As you were revising the novel, did your own thoughts about marriage change?
I wrote this three years ago, and now someone will say something about my book, and I’ll think, Wow. I must have really been going through something. But I think that when all of your friends are getting divorced, there is a contagion in the idea of like, wait, do they get to be young again? I want to be young again! I've never wanted to leave my marriage, but there was something pulling me toward nostalgia and toward a romantic notion of what their freedom [is] now. Even though, of course, they weren't free, and I'm not trapped. 

This is such a New York novel. Are there any specific places around the city that worked their way into the book? Any recommendations?
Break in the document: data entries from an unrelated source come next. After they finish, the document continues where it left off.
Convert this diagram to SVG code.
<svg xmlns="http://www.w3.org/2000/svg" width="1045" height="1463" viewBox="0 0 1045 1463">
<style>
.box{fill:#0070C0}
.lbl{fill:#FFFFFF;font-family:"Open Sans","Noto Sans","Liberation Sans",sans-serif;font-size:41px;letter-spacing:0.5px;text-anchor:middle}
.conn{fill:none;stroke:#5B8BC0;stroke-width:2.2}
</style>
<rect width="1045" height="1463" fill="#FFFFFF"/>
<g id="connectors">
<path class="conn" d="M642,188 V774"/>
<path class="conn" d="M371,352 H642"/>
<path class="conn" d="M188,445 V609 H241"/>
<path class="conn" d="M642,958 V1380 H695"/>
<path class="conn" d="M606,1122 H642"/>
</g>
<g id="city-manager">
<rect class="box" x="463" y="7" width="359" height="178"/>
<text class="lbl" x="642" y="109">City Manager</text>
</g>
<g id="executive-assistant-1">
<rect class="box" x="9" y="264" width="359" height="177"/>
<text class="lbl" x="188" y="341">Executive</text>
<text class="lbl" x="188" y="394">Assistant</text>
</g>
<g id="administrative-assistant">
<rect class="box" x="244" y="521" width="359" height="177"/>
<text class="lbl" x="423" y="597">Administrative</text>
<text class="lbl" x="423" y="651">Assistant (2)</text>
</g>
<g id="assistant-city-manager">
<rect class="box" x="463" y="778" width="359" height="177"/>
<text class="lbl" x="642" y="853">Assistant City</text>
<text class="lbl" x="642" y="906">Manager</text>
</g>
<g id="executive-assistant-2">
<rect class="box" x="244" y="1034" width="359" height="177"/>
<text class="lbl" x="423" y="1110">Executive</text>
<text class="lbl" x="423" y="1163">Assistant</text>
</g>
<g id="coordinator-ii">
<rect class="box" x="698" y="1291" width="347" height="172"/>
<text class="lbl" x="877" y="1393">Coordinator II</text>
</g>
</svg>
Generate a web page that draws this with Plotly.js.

Yeah. It was always a New York novel, obviously. The book always took place on the Upper East Side, which is my favorite place I’ve ever lived in Manhattan. Maybe other than Union Square when I was at NYU. There’s a lot of specific places [in the book]. The salad place on 85th Street that is either a Chop’t or a Just Salad. Whatever it is, it’s in there. Angelika [Film Center] is in there. One of my favorite things [that’s in the novel] is that there used to be a Tony's Di Napoli’s on Second Avenue and 81st Street. [My husband and I] ate there when we were falling in love one night when he was visiting from Los Angeles. During revisions of my book, I realized the Tony's wasn't there anymore, and I was devastated. But then I found out that there’s now a Tony's on Third Avenue and 63rd Street, and it filled me with so much delight! I don't know if you have ever been, but they will give you a conference-table–sized plate of baked ziti that I promise will make every single problem you have go away for maybe 15 minutes.